A study published earlier this year from a University of Kansas professor indicates that women in journalism are experiencing higher levels of burnout and work overload than their male colleagues.
Professor of journalism Scott Reinardy surveyed over 1,600 journalists, 34 percent of them women, about levels of burnout, job satisfaction, workload, and support from their organization. The survey found that more women reported work overload as well as intentions to leave reporting or uncertainty about their future.
Women who intended to leave journalism had higher levels of exhaustion and cynicism and lower levels of professional efficacy or job satisfaction than women who intended to stay in the profession. In other words, these women were “classic burnout cases,” according Reinardy, who cited an increasingly demanding workload as the primary cause of high burnout rates.
Darsha Philips, a reporter for ABC7 in Los Angeles, remembers experiencing burnout a few years after taking a reporting job in L.A.
“The grind kind of got to me,” Philips said. “The schedule and the intensity was a bit overwhelming.”
One of the largest increases in workload comes from the 24/7 nature of online journalism and social media, Reinardy said. The requirement that reporters be social media savvy and interactive with their audience adds to their daily workload.
“Right now, there’s a huge push to be on social media and be on the web,” Philips said. “I’m having to post to four different social media sites with pictures and information and links, and all of that takes time.”
Philips also cited social pressures as a factor in women experiencing more frequent burnout. She said women experience different pressures than men, which can lead to more women putting their careers second to other obligations.

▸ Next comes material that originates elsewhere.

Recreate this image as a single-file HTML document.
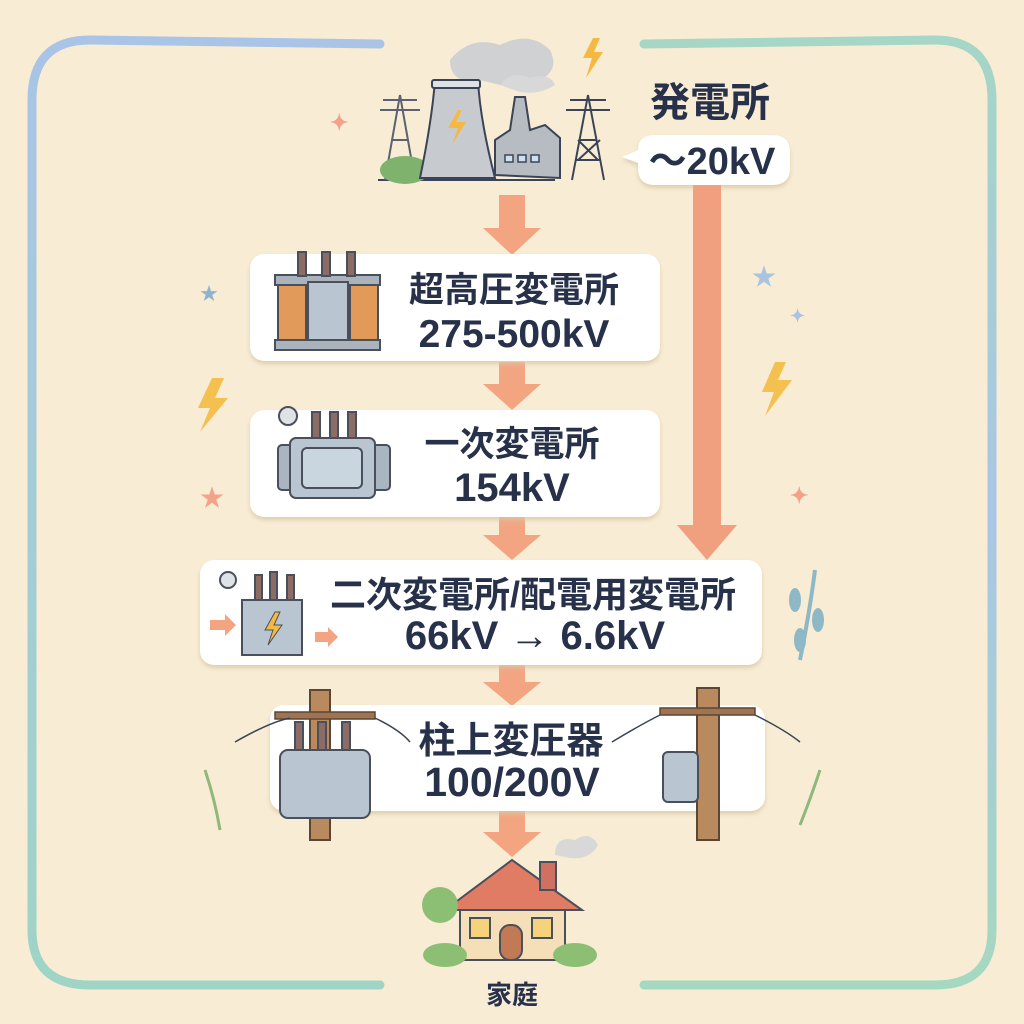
<!DOCTYPE html>
<html><head><meta charset="utf-8"><style>
html,body{margin:0;padding:0;background:#f8ecd4;}
svg{display:block}
text{font-family:"Liberation Sans","Noto Sans CJK JP",sans-serif;font-weight:bold;fill:#28314a}
</style></head><body>
<svg width="1024" height="1024" viewBox="0 0 1024 1024" xmlns="http://www.w3.org/2000/svg">
<defs>
<linearGradient id="fl" x1="0" y1="0" x2="0" y2="1"><stop offset="0" stop-color="#a9c4e6"/><stop offset="1" stop-color="#9fd4c7"/></linearGradient>
<linearGradient id="fr" x1="0" y1="0" x2="0" y2="1"><stop offset="0" stop-color="#a5d6c6"/><stop offset="0.5" stop-color="#a9c6e6"/><stop offset="1" stop-color="#a5d8c0"/></linearGradient>
<filter id="sh" x="-5%" y="-10%" width="110%" height="130%"><feDropShadow dx="0" dy="3" stdDeviation="2" flood-color="#d8c7a6" flood-opacity="0.8"/></filter>
</defs>
<rect width="1024" height="1024" fill="#f8ecd4"/>
<path d="M380 44 L90 40 Q32 40 32 100 L32 930 Q32 985 90 985 L380 985" fill="none" stroke="url(#fl)" stroke-width="9" stroke-linecap="round"/>
<path d="M644 44 L935 40 Q992 40 992 100 L992 930 Q992 985 935 985 L644 985" fill="none" stroke="url(#fr)" stroke-width="9" stroke-linecap="round"/>

<g>
<path d="M450 60 Q470 35 500 45 Q530 30 550 50 Q560 70 540 80 Q520 90 500 85 L480 80 Q450 85 450 60Z" fill="#cfd1d3"/>
<path d="M500 85 Q510 70 530 78 Q550 72 555 85 Q540 95 520 92Z" fill="#d8d8d8"/>
<line x1="378" y1="180" x2="555" y2="180" stroke="#3b4456" stroke-width="2"/>
<path d="M385 180 L400 95 L415 180 M392 140 L408 140 M388 160 L412 160 M380 110 L420 110 M383 100 L417 100" stroke="#5a6170" stroke-width="2" fill="none"/>
<path d="M572 180 L588 95 L604 180 M580 140 L596 140 M576 160 L600 160 M566 110 L610 110 M570 100 L606 100 M578 160 L600 140 M598 160 L578 140" stroke="#3b4456" stroke-width="2" fill="none"/>
<ellipse cx="405" cy="170" rx="25" ry="14" fill="#7fb36d"/>
<path d="M420 178 Q432 120 435 80 L478 80 Q480 120 495 178Z" fill="#c7cbd0" stroke="#3b4456" stroke-width="2"/>
<rect x="432" y="80" width="48" height="8" rx="2" fill="#dfe2e5" stroke="#3b4456" stroke-width="2"/>
<path d="M458 110 L448 128 L458 128 L452 145 L466 122 L456 122 L462 110Z" fill="#f4b942"/>
<path d="M495 175 L495 140 L510 130 L515 97 L525 97 L530 130 L545 125 L560 138 L560 178Z" fill="#b7bcc3" stroke="#3b4456" stroke-width="2"/>
<rect x="505" y="155" width="8" height="7" fill="#cfe0ef" stroke="#3b4456" stroke-width="1.5"/>
<rect x="518" y="155" width="8" height="7" fill="#cfe0ef" stroke="#3b4456" stroke-width="1.5"/>
<rect x="531" y="155" width="8" height="7" fill="#cfe0ef" stroke="#3b4456" stroke-width="1.5"/>
<path d="M593 38 L583 58 L592 58 L586 78 L603 52 L594 52 L600 38Z" fill="#f4b942"/>
</g>
<text x="710" y="116" font-size="40" text-anchor="middle">発電所</text>
<g filter="url(#sh)"><path d="M655 135 L772 135 Q790 135 790 152 L790 168 Q790 185 772 185 L655 185 Q638 185 638 168 L638 163 L622 157 L638 150 Q638 135 655 135Z" fill="#fff"/></g>
<text x="712" y="174" font-size="38" text-anchor="middle">～20kV</text>

<path d="M693 185 L721 185 L721 525 L737 525 L707 560 L677 525 L693 525Z" fill="#f0a07e"/>

<g fill="#f3a582">
<path d="M499 195 L525 195 L525 228 L541 228 L512 255 L483 228 L499 228Z"/>
<path d="M499 362 L525 362 L525 384 L541 384 L512 410 L483 384 L499 384Z"/>
<path d="M499 515 L525 515 L525 535 L541 535 L512 560 L483 535 L499 535Z"/>
<path d="M499 665 L525 665 L525 682 L541 682 L512 706 L483 682 L499 682Z"/>
<path d="M499 810 L525 810 L525 832 L541 832 L512 857 L483 832 L499 832Z"/>
</g>

<g filter="url(#sh)" fill="#fff">
<rect x="250" y="254" width="410" height="107" rx="14"/>
<rect x="250" y="410" width="410" height="107" rx="14"/>
<rect x="200" y="560" width="562" height="105" rx="14"/>
<rect x="270" y="705" width="495" height="106" rx="14"/>
</g>
<text x="514" y="302" font-size="35" text-anchor="middle">超高圧変電所</text>
<text x="514" y="347" font-size="39" text-anchor="middle">275-500kV</text>
<text x="512" y="456" font-size="35" text-anchor="middle">一次変電所</text>
<text x="512" y="501" font-size="40" text-anchor="middle">154kV</text>
<text x="533" y="607" font-size="36" text-anchor="middle">二次変電所/配電用変電所</text>
<text x="535" y="649" font-size="40" text-anchor="middle">66kV → 6.6kV</text>
<text x="511" y="753" font-size="37" text-anchor="middle">柱上変圧器</text>
<text x="512" y="796" font-size="41" text-anchor="middle">100/200V</text>

<g stroke="#4a4f5c" stroke-width="2">
<rect x="275" y="275" width="105" height="10" fill="#aab2bb"/>
<rect x="278" y="285" width="28" height="55" fill="#e29a5a"/>
<rect x="350" y="285" width="28" height="55" fill="#e29a5a"/>
<rect x="308" y="282" width="40" height="58" fill="#b9c6d1"/>
<rect x="275" y="340" width="105" height="10" fill="#aab2bb"/>
<rect x="298" y="252" width="8" height="24" fill="#8b6d65"/><rect x="322" y="252" width="8" height="24" fill="#8b6d65"/><rect x="347" y="252" width="8" height="24" fill="#8b6d65"/>
</g>
<g stroke="#4a4f5c" stroke-width="2">
<rect x="278" y="445" width="20" height="45" rx="4" fill="#a9b5c0"/>
<rect x="370" y="445" width="20" height="45" rx="4" fill="#a9b5c0"/>
<rect x="290" y="438" width="85" height="60" rx="6" fill="#b9c6d1"/>
<rect x="302" y="448" width="60" height="40" rx="5" fill="#c9d5df"/>
<circle cx="288" cy="416" r="9" fill="#dfe3e6"/>
<rect x="312" y="412" width="8" height="26" fill="#8b6d65"/><rect x="330" y="412" width="8" height="26" fill="#8b6d65"/><rect x="348" y="412" width="8" height="26" fill="#8b6d65"/>
</g>
<g stroke="#4a4f5c" stroke-width="2">
<rect x="242" y="600" width="60" height="55" fill="#b9c6d1"/>
<path d="M275 612 L265 630 L273 630 L268 645 L282 625 L274 625 L280 612Z" fill="#f4b942" stroke-width="1"/>
<circle cx="228" cy="580" r="8" fill="#dfe3e6"/>
<rect x="255" y="575" width="7" height="25" fill="#8b6d65"/><rect x="270" y="572" width="7" height="28" fill="#8b6d65"/><rect x="287" y="575" width="7" height="25" fill="#8b6d65"/>
</g>
<path d="M210 620 L225 620 L225 614 L236 625 L225 636 L225 630 L210 630Z" fill="#f3a582"/>
<path d="M315 632 L328 632 L328 627 L338 637 L328 647 L328 642 L315 642Z" fill="#f3a582"/>
<rect x="310" y="690" width="20" height="150" fill="#b88a5e" stroke="#5b4636" stroke-width="2"/>
<rect x="275" y="712" width="100" height="7" fill="#a07450" stroke="#5b4636" stroke-width="1.5"/>
<path d="M235 742 Q270 722 290 718 M375 718 Q400 730 410 742" stroke="#3b4456" stroke-width="1.5" fill="none"/>
<g stroke="#4a4f5c" stroke-width="2">
<rect x="280" y="750" width="90" height="68" rx="8" fill="#b9c6d1"/>
<rect x="295" y="722" width="8" height="28" fill="#8b6d65"/><rect x="318" y="722" width="8" height="28" fill="#8b6d65"/><rect x="342" y="722" width="8" height="28" fill="#8b6d65"/>
</g>
<rect x="697" y="688" width="22" height="152" fill="#b88a5e" stroke="#5b4636" stroke-width="2"/>
<rect x="660" y="708" width="95" height="7" fill="#a07450" stroke="#5b4636" stroke-width="1.5"/>
<path d="M612 742 Q640 725 660 715 M755 715 Q785 730 800 742" stroke="#3b4456" stroke-width="1.5" fill="none"/>
<rect x="663" y="752" width="35" height="50" rx="5" fill="#b9c6d1" stroke="#4a4f5c" stroke-width="2"/>

<g stroke="#4a4f5c" stroke-width="2">
<rect x="460" y="905" width="105" height="55" fill="#f4dfb8"/>
<path d="M445 910 L512 860 L582 910Z" fill="#e07b64"/>
<rect x="540" y="862" width="16" height="28" fill="#d07060"/>
<rect x="470" y="918" width="20" height="20" fill="#f6d27a"/>
<rect x="500" y="925" width="22" height="35" rx="10" fill="#c27a55"/>
<rect x="532" y="918" width="20" height="20" fill="#f6d27a"/>
</g>
<circle cx="440" cy="905" r="18" fill="#8cbf73"/>
<ellipse cx="575" cy="955" rx="22" ry="12" fill="#8cbf73"/>
<ellipse cx="445" cy="955" rx="22" ry="12" fill="#8cbf73"/>
<path d="M555 855 Q555 835 575 840 Q590 830 598 845 Q590 860 570 858Z" fill="#d8d8d8"/>
<text x="512" y="1004" font-size="26" text-anchor="middle">家庭</text>

<path d="M212 378 L198 408 L210 408 L200 432 L228 398 L215 398 L224 378Z" fill="#f4c04f"/>
<path d="M775 362 L762 392 L774 392 L765 416 L792 380 L778 380 L786 362Z" fill="#f4c04f"/>
<text x="200" y="300" font-size="18" style="fill:#8fb3cf">★</text>
<text x="752" y="285" font-size="24" style="fill:#a9c4de">★</text>
<text x="200" y="506" font-size="24" style="fill:#f0a58a">★</text>
<text x="330" y="130" font-size="22" style="fill:#f2a18a">✦</text>
<text x="790" y="503" font-size="22" style="fill:#f2a18a">✦</text>
<text x="790" y="322" font-size="18" style="fill:#a9c4de">✦</text>
<path d="M800 660 Q810 610 815 570" stroke="#8fb8c6" stroke-width="4" fill="none"/>
<ellipse cx="795" cy="600" rx="6" ry="12" fill="#8fb8c6"/><ellipse cx="818" cy="620" rx="6" ry="12" fill="#8fb8c6"/><ellipse cx="800" cy="640" rx="6" ry="12" fill="#8fb8c6"/>
<path d="M800 825 Q810 800 820 770" stroke="#8fb87a" stroke-width="3" fill="none"/>
<path d="M220 830 Q215 800 205 770" stroke="#8fb87a" stroke-width="3" fill="none"/>
</svg>
</body></html>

“[Women] stay where they are because they don’t want to uproot their family,” Philips said. “That causes burnout because they’re not challenging themselves, they’re not moving into a different job or a different position and they’re not getting what they want out of their career.”
Women tend to have fewer opportunities than men as they age, Philips added. This can lead to women spending less time in the newsroom and eventually leaving the industry altogether. In Reinardy’s study, 67 percent of women who experienced burnout said they intended to leave journalism or were not sure about their future in that career. If more women leave the newsroom, the diversity of news coverage will decrease--and that is problematic.
“Local newspapers will not be covering the same issues as they have in the past,” Reinardy said. “They won’t have those voices saying, ‘This is a women’s issue, we need to look at this’.”
The accelerated attrition of women from U.S. newsrooms forecast by Reinardy’s study may reverse resent increases seen in the number of women journalists and the number of stories highlighting gender inequality issues observed in the 2015 Global Media Monitoring Project.
To remedy this problem, Reinardy said the managers and owners of news organizations must evaluate how their staff is being treated and what kind of workload they are taking on. Newspapers must become more selective about what they can cover and allow their staff to have some say in choosing what kind of work they are doing.
Philips agreed that organizations need to offer more support to women, but she said that society as a whole also needs to change its views of women.
“There needs to be more of a shift to understanding that a woman’s career is just as important as a man’s career,” Philips said. “If we can as a society start supporting women more [and] giving them more opportunities to further their career, I think we’d cut down on burnout levels.”